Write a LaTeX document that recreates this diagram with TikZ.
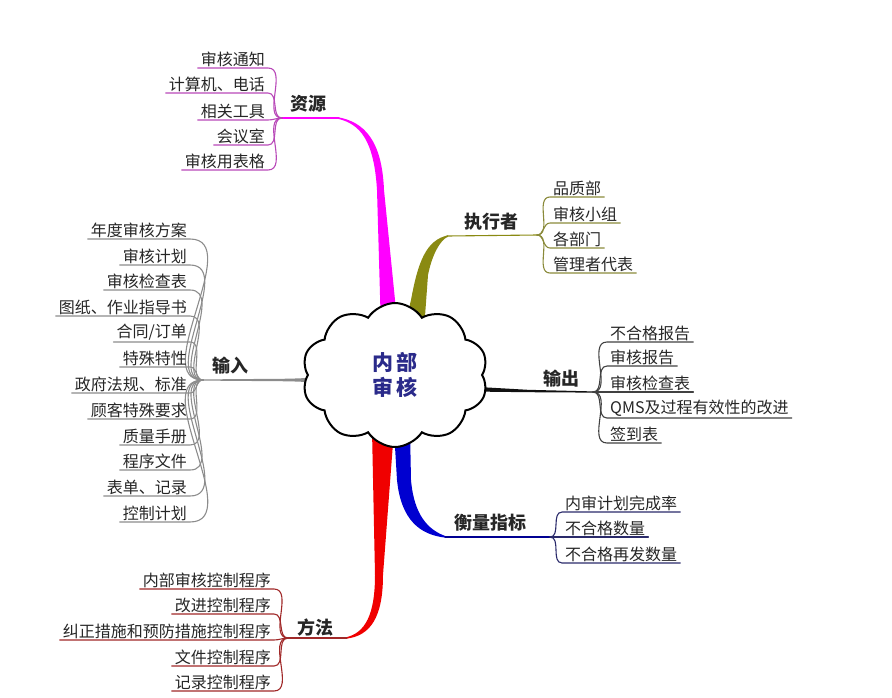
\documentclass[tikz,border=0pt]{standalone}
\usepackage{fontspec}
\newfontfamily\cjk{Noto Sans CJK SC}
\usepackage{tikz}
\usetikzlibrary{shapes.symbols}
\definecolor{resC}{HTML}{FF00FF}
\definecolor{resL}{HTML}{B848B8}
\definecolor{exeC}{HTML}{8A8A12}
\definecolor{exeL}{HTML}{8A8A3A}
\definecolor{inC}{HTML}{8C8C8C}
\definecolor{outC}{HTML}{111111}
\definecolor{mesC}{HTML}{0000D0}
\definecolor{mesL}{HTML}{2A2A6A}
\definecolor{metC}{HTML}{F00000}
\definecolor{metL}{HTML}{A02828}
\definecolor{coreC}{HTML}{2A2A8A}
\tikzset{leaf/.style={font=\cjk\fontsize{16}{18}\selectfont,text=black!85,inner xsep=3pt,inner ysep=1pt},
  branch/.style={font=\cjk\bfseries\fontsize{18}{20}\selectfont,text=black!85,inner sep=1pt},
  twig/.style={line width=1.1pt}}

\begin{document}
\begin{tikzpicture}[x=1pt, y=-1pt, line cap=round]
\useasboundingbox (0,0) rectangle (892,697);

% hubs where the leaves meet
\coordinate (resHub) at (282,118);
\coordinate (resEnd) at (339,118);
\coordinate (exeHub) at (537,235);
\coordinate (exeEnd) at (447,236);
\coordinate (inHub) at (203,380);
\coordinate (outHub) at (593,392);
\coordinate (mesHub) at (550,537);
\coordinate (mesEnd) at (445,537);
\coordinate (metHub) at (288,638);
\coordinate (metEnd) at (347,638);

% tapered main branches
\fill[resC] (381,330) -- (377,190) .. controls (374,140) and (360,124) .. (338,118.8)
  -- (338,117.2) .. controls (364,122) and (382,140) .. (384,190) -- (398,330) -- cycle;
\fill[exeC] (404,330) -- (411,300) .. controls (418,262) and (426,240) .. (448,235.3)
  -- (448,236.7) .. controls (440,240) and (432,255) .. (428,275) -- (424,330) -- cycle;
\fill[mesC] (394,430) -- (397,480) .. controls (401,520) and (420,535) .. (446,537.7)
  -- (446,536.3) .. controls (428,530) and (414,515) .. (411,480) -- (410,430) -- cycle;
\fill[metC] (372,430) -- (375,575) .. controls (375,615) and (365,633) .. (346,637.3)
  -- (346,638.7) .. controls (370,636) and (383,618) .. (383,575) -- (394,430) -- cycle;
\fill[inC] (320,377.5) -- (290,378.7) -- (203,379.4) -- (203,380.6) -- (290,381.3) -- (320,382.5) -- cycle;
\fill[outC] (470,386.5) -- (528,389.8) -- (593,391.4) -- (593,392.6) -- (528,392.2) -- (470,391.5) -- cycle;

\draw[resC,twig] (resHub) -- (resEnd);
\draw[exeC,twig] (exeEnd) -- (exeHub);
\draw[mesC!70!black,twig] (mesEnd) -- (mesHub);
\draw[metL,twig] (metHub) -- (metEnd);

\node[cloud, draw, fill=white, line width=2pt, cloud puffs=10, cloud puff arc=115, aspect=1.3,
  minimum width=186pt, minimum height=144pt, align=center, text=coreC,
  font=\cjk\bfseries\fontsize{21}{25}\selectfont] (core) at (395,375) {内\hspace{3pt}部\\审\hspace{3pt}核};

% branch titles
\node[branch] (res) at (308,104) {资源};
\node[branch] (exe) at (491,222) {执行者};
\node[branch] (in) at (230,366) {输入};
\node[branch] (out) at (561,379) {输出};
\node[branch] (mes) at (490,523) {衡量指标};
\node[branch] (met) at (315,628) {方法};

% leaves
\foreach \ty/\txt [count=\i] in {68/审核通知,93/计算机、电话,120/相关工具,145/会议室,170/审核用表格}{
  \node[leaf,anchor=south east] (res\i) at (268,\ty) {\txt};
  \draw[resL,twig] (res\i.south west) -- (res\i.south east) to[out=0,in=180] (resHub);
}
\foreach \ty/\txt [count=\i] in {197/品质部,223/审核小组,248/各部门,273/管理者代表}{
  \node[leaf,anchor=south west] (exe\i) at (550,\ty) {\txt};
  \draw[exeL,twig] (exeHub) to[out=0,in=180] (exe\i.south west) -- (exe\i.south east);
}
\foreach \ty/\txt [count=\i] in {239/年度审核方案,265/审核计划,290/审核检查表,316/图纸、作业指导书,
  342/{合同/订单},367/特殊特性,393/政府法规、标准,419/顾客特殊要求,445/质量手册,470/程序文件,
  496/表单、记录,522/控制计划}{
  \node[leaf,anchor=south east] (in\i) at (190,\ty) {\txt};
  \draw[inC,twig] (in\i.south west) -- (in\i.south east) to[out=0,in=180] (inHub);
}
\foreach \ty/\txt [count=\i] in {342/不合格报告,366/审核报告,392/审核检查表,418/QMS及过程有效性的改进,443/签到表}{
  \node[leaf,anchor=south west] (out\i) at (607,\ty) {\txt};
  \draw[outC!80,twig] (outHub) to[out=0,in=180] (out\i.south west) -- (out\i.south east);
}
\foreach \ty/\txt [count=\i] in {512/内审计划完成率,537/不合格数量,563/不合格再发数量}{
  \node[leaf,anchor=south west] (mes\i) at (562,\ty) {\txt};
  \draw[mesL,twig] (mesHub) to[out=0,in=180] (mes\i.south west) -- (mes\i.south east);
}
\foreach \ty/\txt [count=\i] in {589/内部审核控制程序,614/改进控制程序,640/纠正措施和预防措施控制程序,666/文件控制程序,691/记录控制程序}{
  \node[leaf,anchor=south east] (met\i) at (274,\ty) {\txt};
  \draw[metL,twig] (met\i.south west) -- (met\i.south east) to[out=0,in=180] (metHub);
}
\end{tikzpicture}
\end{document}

===

▶ [EXERCISE DIRECTIONS]
Print, exactly as written, the lines above from the first one to the one containing "(0,0) rectangle (892,697);". Leave out pictures.

▶ [RESULT OF THE TASK]
Write a LaTeX document that recreates this diagram with TikZ.
\documentclass[tikz,border=0pt]{standalone}
\usepackage{fontspec}
\newfontfamily\cjk{Noto Sans CJK SC}
\usepackage{tikz}
\usetikzlibrary{shapes.symbols}
\definecolor{resC}{HTML}{FF00FF}
\definecolor{resL}{HTML}{B848B8}
\definecolor{exeC}{HTML}{8A8A12}
\definecolor{exeL}{HTML}{8A8A3A}
\definecolor{inC}{HTML}{8C8C8C}
\definecolor{outC}{HTML}{111111}
\definecolor{mesC}{HTML}{0000D0}
\definecolor{mesL}{HTML}{2A2A6A}
\definecolor{metC}{HTML}{F00000}
\definecolor{metL}{HTML}{A02828}
\definecolor{coreC}{HTML}{2A2A8A}
\tikzset{leaf/.style={font=\cjk\fontsize{16}{18}\selectfont,text=black!85,inner xsep=3pt,inner ysep=1pt},
  branch/.style={font=\cjk\bfseries\fontsize{18}{20}\selectfont,text=black!85,inner sep=1pt},
  twig/.style={line width=1.1pt}}

\begin{document}
\begin{tikzpicture}[x=1pt, y=-1pt, line cap=round]
\useasboundingbox (0,0) rectangle (892,697);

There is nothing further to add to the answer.